Search of property linked to Kristin Smart’s 1996 disappearance finds evidence of possible human remains, sheriff says

Authorities investigating a property in connection with the 1996 disappearance and murder of California college student Kristin Smart say soil tests indicate that human remains may be or may have been on the property, the sheriff leading the search said Friday.

“We believe that … human remains were there at one time or still there,” San Luis Obispo County Sheriff Ian Parkinson told reporters.

“I’m not going to go into the details, other than just to say with soil tests, it’s about the compounds in the soil that are related to a human, decomposing body,” Parkinson said.

Despite that new evidence, he stopped short of saying they’d found Smart’s remains.

“I think it’s safe to say that we have not recovered Kristin yet,” he said. “But our search goes on, and I don’t know how long we’re going to be there.”

Investigators have spent two days executing a search warrant at the Arroyo Grande home of Susan Flores, the mother of the man convicted in Smart’s death four years ago.

It isn’t clear what prompted the search.

On Thursday, investigators collected soil samples from the property and took ground-penetrating radar equipment to the backyard, NBC affiliate KSBY of San Luis Obispo reported.

They could also be seen searching at a neighbor’s home, according to the station.

Paul Flores was found guilty of first-degree murder, but Smart’s body has never been found, and authorities said they were searching the property in an effort to “bring Kristin home.”

Smart, who vanished May 25, 1996, at age 19, was declared legally dead in 2002.

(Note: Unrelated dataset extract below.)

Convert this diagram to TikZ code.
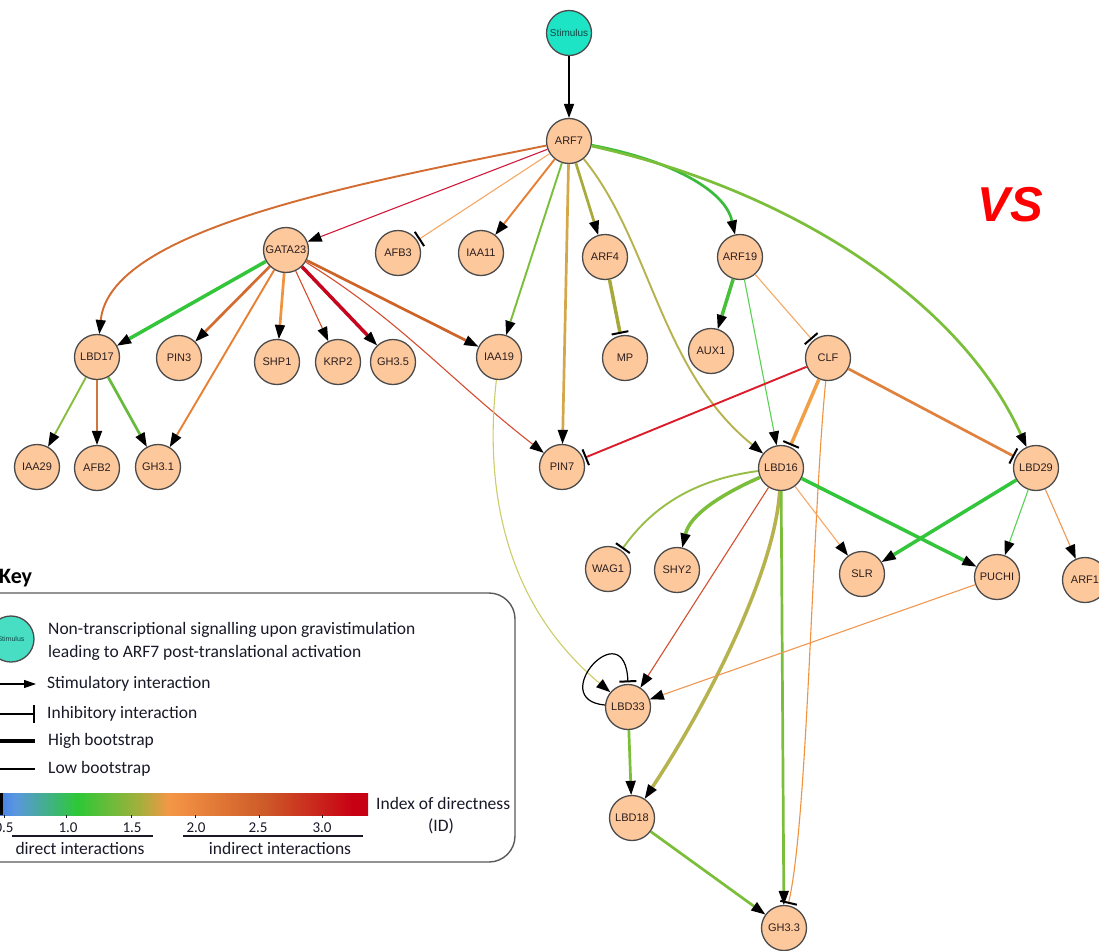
\documentclass[tikz,border=0pt]{standalone}
\usepackage{fontspec}
\setmainfont{Carlito}
\newfontfamily\genefont{Liberation Sans}
\usetikzlibrary{arrows.meta}

% node and text colours
\definecolor{peach}{RGB}{253,200,156}
\definecolor{nodeedge}{RGB}{75,75,75}
\definecolor{labeltext}{RGB}{45,30,30}
\definecolor{stimcyan}{RGB}{28,228,196}
\definecolor{stimkey}{RGB}{72,222,196}
\definecolor{stimtext}{RGB}{20,70,70}
\definecolor{keyframe}{RGB}{90,90,90}
\definecolor{keyink}{RGB}{25,25,40}
\definecolor{vsred}{RGB}{255,0,0}

% edge colours (index of directness)
\definecolor{eBrown}{RGB}{210,108,48}
\definecolor{eCrimson}{RGB}{210,26,60}
\definecolor{eLtOrange}{RGB}{245,168,98}
\definecolor{eOrange}{RGB}{232,128,52}
\definecolor{eYG}{RGB}{122,190,58}
\definecolor{eGold}{RGB}{212,168,74}
\definecolor{eOlive}{RGB}{168,170,58}
\definecolor{eOliveL}{RGB}{182,178,78}
\definecolor{eGreen}{RGB}{58,188,58}
\definecolor{eLime}{RGB}{88,210,82}
\definecolor{eGreenB}{RGB}{52,198,58}
\definecolor{eRust}{RGB}{205,100,40}
\definecolor{eRedOr}{RGB}{212,78,48}
\definecolor{eDarkRed}{RGB}{198,6,30}
\definecolor{eShp}{RGB}{240,146,62}
\definecolor{eIaa}{RGB}{136,190,62}
\definecolor{eAfb}{RGB}{208,118,60}
\definecolor{eGh}{RGB}{104,186,60}
\definecolor{eMP}{RGB}{166,168,60}
\definecolor{eAux}{RGB}{72,192,58}
\definecolor{eClfPin}{RGB}{220,28,42}
\definecolor{eClfL}{RGB}{241,160,72}
\definecolor{eClfM}{RGB}{224,130,62}
\definecolor{ePale}{RGB}{204,204,104}
\definecolor{eWag}{RGB}{152,190,72}
\definecolor{eSlr}{RGB}{246,168,104}
\definecolor{eArf}{RGB}{240,152,82}

% colour scale of the key
\definecolor{cbBlue}{RGB}{70,130,228}
\definecolor{cbBlueB}{RGB}{90,150,225}
\definecolor{cbGreen}{RGB}{45,200,55}
\definecolor{cbOlive}{RGB}{165,175,60}
\definecolor{cbOrange}{RGB}{245,150,70}
\definecolor{cbRust}{RGB}{205,90,40}
\definecolor{cbRed}{RGB}{200,0,20}
\pgfdeclarehorizontalshading{idscale}{100bp}{color(0bp)=(cbBlue); color(25bp)=(cbBlue); color(27bp)=(cbBlueB); color(35.5bp)=(cbGreen); color(44bp)=(cbOlive); color(48bp)=(cbOrange); color(61bp)=(cbRust); color(73bp)=(cbRed); color(75bp)=(cbRed); color(100bp)=(cbRed)}

\begin{document}
\begin{tikzpicture}[x=1pt,y=-1pt,
  gene/.style={circle,draw=nodeedge,line width=1.3pt,fill=peach,minimum size=45pt,inner sep=0pt,
    text=labeltext,font=\genefont\fontsize{11}{13}\selectfont},
  stimnode/.style={gene,fill=stimcyan,text=stimtext},
  act/.style={-{Triangle[length=14pt,width=10.5pt,color=black,line width=0pt]}},
  inh/.style={-{Bar[width=17pt,line width=2pt,color=black]},shorten >=1.5pt},
  w1/.style={line width=1.1pt},
  w2/.style={line width=1.9pt},
  w3/.style={line width=2.7pt},
  w4/.style={line width=3.5pt},
  keytext/.style={anchor=west,inner sep=0pt,text=keyink,font=\fontsize{17.5}{20}\selectfont},
  ticklabel/.style={inner sep=0pt,text=keyink,font=\fontsize{15}{17}\selectfont},
]
\useasboundingbox (0,0) rectangle (1099,950);
\clip (0,0) rectangle (1099,950);
\fill[white] (0,0) rectangle (1099,950);

% ---------- genes ----------
\node[stimnode,font=\genefont\fontsize{10}{12}\selectfont] (stim) at (569,33) {Stimulus};
\node[gene] (arf7)   at (569,141) {ARF7};
\node[gene] (gata23) at (286,250) {GATA23};
\node[gene] (afb3)   at (398,253) {AFB3};
\node[gene] (iaa11)  at (481,253) {IAA11};
\node[gene] (arf4)   at (605,257) {ARF4};
\node[gene] (arf19)  at (740,257) {ARF19};
\node[gene] (lbd17)  at (97,357)  {LBD17};
\node[gene] (pin3)   at (179,358) {PIN3};
\node[gene] (shp1)   at (277,362) {SHP1};
\node[gene] (krp2)   at (338,362) {KRP2};
\node[gene] (gh35)   at (393,362) {GH3.5};
\node[gene] (iaa19)  at (499,357) {IAA19};
\node[gene] (mp)     at (625,358) {MP};
\node[gene] (aux1)   at (711,351) {AUX1};
\node[gene] (clf)    at (828,358) {CLF};
\node[gene] (iaa29)  at (37,467)  {IAA29};
\node[gene] (afb2)   at (97,468)  {AFB2};
\node[gene] (gh31)   at (158,467) {GH3.1};
\node[gene] (pin7)   at (562,467) {PIN7};
\node[gene] (lbd16)  at (781,468) {LBD16};
\node[gene] (lbd29)  at (1036,468) {LBD29};
\node[gene] (wag1)   at (608,569) {WAG1};
\node[gene] (shy2)   at (677,570) {SHY2};
\node[gene] (slr)    at (862,574) {SLR};
\node[gene] (puchi)  at (997,577) {PUCHI};
\node[gene] (arf1)   at (1085,580) {ARF1};
\node[gene] (lbd33)  at (628,707) {LBD33};
\node[gene] (lbd18)  at (632,818) {LBD18};
\node[gene] (gh33)   at (784,928) {GH3.3};

% ---------- interactions ----------
\draw[act,w3,draw=black] (stim) -- (arf7);
% ARF7
\draw[act,w2,draw=eBrown] (arf7) .. controls (350,185) and (110,230) .. (lbd17);
\draw[act,w1,draw=eCrimson] (arf7) -- (gata23);
\draw[inh,w1,draw=eLtOrange] (arf7) -- (afb3);
\draw[act,w2,draw=eOrange] (arf7) -- (iaa11);
\draw[act,w2,draw=eYG] (arf7) -- (iaa19);
\draw[act,w3,draw=eGold] (arf7) -- (pin7);
\draw[act,w3,draw=eOlive] (arf7) -- (arf4);
\draw[act,w2,draw=eOliveL] (arf7) .. controls (650,240) and (660,370) .. (lbd16);
\draw[act,w3,draw=eGreen] (arf7) .. controls (670,160) and (725,190) .. (arf19);
\draw[act,w3,draw=eYG] (arf7) .. controls (790,190) and (960,300) .. (lbd29);
% GATA23
\draw[act,w4,draw=eGreenB] (gata23) -- (lbd17);
\draw[act,w3,draw=eBrown] (gata23) -- (pin3);
\draw[act,w2,draw=eOrange] (gata23) -- (gh31);
\draw[act,w3,draw=eShp] (gata23) -- (shp1);
\draw[act,w1,draw=eRedOr] (gata23) -- (krp2);
\draw[act,w4,draw=eDarkRed] (gata23) -- (gh35);
\draw[act,w3,draw=eRust] (gata23) -- (iaa19);
\draw[act,w1,draw=eRedOr] (gata23) .. controls (400,320) and (450,380) .. (pin7);
% LBD17
\draw[act,w2,draw=eIaa] (lbd17) -- (iaa29);
\draw[act,w3,draw=eAfb] (lbd17) -- (afb2);
\draw[act,w3,draw=eGh] (lbd17) -- (gh31);
% ARF4 and ARF19
\draw[inh,w4,draw=eMP] (arf4) -- (mp);
\draw[act,w4,draw=eAux] (arf19) -- (aux1);
\draw[act,w1,draw=eLime] (arf19) -- (lbd16);
\draw[inh,w1,draw=eLtOrange] (arf19) -- (clf);
% CLF
\draw[inh,w2,draw=eClfPin] (clf) -- (pin7);
\draw[inh,w4,draw=eClfL] (clf) -- (lbd16);
\draw[inh,w3,draw=eClfM] (clf) -- (lbd29);
\draw[inh,w1,draw=eShp] (clf) .. controls (812,520) and (808,820) .. (gh33.80);
% IAA19
\draw[act,w1,draw=ePale] (iaa19) .. controls (485,480) and (500,600) .. (lbd33);
% LBD16
\draw[inh,w2,draw=eWag] (lbd16) .. controls (690,480) and (650,510) .. (wag1);
\draw[act,w4,draw=eYG] (lbd16) .. controls (720,495) and (690,515) .. (shy2);
\draw[act,w1,draw=eRedOr] (lbd16) -- (lbd33);
\draw[act,w4,draw=eOliveL] (lbd16) .. controls (775,570) and (710,700) .. (lbd18);
\draw[act,w3,draw=eYG] (lbd16) -- (gh33);
\draw[act,w1,draw=eSlr] (lbd16) -- (slr);
\draw[act,w4,draw=eGreenB] (lbd16) -- (puchi);
% LBD29 and PUCHI
\draw[act,w4,draw=eGreenB] (lbd29) -- (slr);
\draw[act,w1,draw=eLime] (lbd29) -- (puchi);
\draw[act,w1,draw=eArf] (lbd29) -- (arf1);
\draw[act,w1,draw=eArf] (puchi) -- (lbd33);
% LBD33 self-repression and downstream
\draw[inh,line width=1.2pt,draw=black] (lbd33.175) .. controls (545,700) and (625,610) .. (lbd33.north);
\draw[act,w3,draw=eYG] (lbd33) -- (lbd18);
\draw[act,w3,draw=eYG] (lbd18) -- (gh33);

% ---------- VS ----------
\node[inner sep=0pt,text=vsred,font=\genefont\bfseries\itshape\fontsize{49}{50}\selectfont] (vs) at (1010,205) {VS};

% ---------- key ----------
\node[anchor=west,inner sep=0pt,text=black,font=\bfseries\fontsize{22}{26}\selectfont] (keytitle) at (-1,578) {Key};
\node[draw=keyframe,line width=1.4pt,rounded corners=26pt,minimum width=555pt,minimum height=269pt,inner sep=0pt] (keybox) at (237.5,727.5) {};

\node[stimnode,fill=stimkey,minimum size=46pt,font=\genefont\fontsize{7}{8}\selectfont] (keystim) at (11,639) {Stimulus};
\node[keytext] (kt1) at (48,630) {Non-transcriptional signalling upon gravistimulation};
\node[keytext] (kt2) at (48,653) {leading to ARF7 post-translational activation};
\node[keytext] (kact) at (47,684) {Stimulatory interaction};
\node[keytext] (kinh) at (47,714) {Inhibitory interaction};
\node[keytext] (khigh) at (48,741) {High bootstrap};
\node[keytext] (klow) at (48,769) {Low bootstrap};

\coordinate (ka0) at (-5,684);  \coordinate (ka1) at (36,684);
\coordinate (ki0) at (-5,714);  \coordinate (ki1) at (35,714);
\coordinate (kh0) at (-5,741);  \coordinate (kh1) at (35,741);
\coordinate (kl0) at (-5,769);  \coordinate (kl1) at (35,769);
\draw[-{Triangle[length=12pt,width=8pt]},line width=1.1pt] (ka0) -- (ka1);
\draw[-{Bar[width=18pt,line width=1.6pt]},line width=1.1pt] (ki0) -- (ki1);
\draw[line width=4pt] (kh0) -- (kh1);
\draw[line width=1.1pt] (kl0) -- (kl1);

% index of directness scale
\shade[shading=idscale] (0,793) rectangle (368,815);
\fill[black] (0,793) rectangle (3,815);
\foreach \x in {4,66,131,195,259,322} \draw[line width=0.8pt,draw=keyink] (\x,815) -- (\x,818);
\node[ticklabel] (t05) at (4,828)   {0.5};
\node[ticklabel] (t10) at (68,828)  {1.0};
\node[ticklabel] (t15) at (132,828) {1.5};
\node[ticklabel] (t20) at (196,828) {2.0};
\node[ticklabel] (t25) at (258,828) {2.5};
\node[ticklabel] (t30) at (322,828) {3.0};
\coordinate (d0) at (12,836);  \coordinate (d1) at (153,836);
\coordinate (n0) at (183,836); \coordinate (n1) at (363,836);
\draw[line width=1.3pt,draw=keyink] (d0) -- (d1);
\draw[line width=1.3pt,draw=keyink] (n0) -- (n1);
\node[keytext,anchor=center] (kdirect) at (80,848) {direct interactions};
\node[keytext,anchor=center] (kindirect) at (280,848) {indirect interactions};
\node[keytext] (kid) at (376,803) {Index of directness};
\node[keytext,anchor=center] (kidab) at (441,826) {(ID)};
\end{tikzpicture}
\end{document}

Smart and Flores were students at California Polytechnic State University San Luis Obispo, on California’s Central Coast. Prosecutors said he killed her during an attempted rape and possibly buried her under a deck at his father’s home in Arroyo Grande, roughly 16 miles south of the college town.

Archaeologists who previously searched the home of Flores’ father, Ruben Flores, found what prosecutors described as a soil disturbance roughly the size of a casket and the presence of human blood. The blood was too degraded to obtain usable DNA from.

Prosecutors accused Ruben Flores of helping his son bury Smart and later move her remains. He was charged with accessory after the fact and acquitted by a jury in 2022.

A man who answered the phone Thursday at a number listed for Susan Flores said she was not immediately available and declined to comment. She has not been charged with any crimes in connection with Smart’s murder.

At the news conference on Friday, Parkinson said the search for potential leads continues as investigators take more soil samples and use ground-penetrating radar, or GPR.

The sheriff reiterated to reporters that the process is lengthy. The scientists use GPR to examine the soil, and those readings can help pinpoint areas that can be tested for human DNA.

“Susan won’t be able to return until we have completed our search. Don’t know if it’s going to conclude today. As I mentioned, it’s a methodical step; each time we get something, we go in another direction,” he continued.

Parkinson told reporters that Susan Flores has always been a person of interest, and continues to be.

“We’re not leaving that house until we’ve exhausted everything,” he said.

“You know, ideally we would have had Kristin a long time ago,” Parkinson said.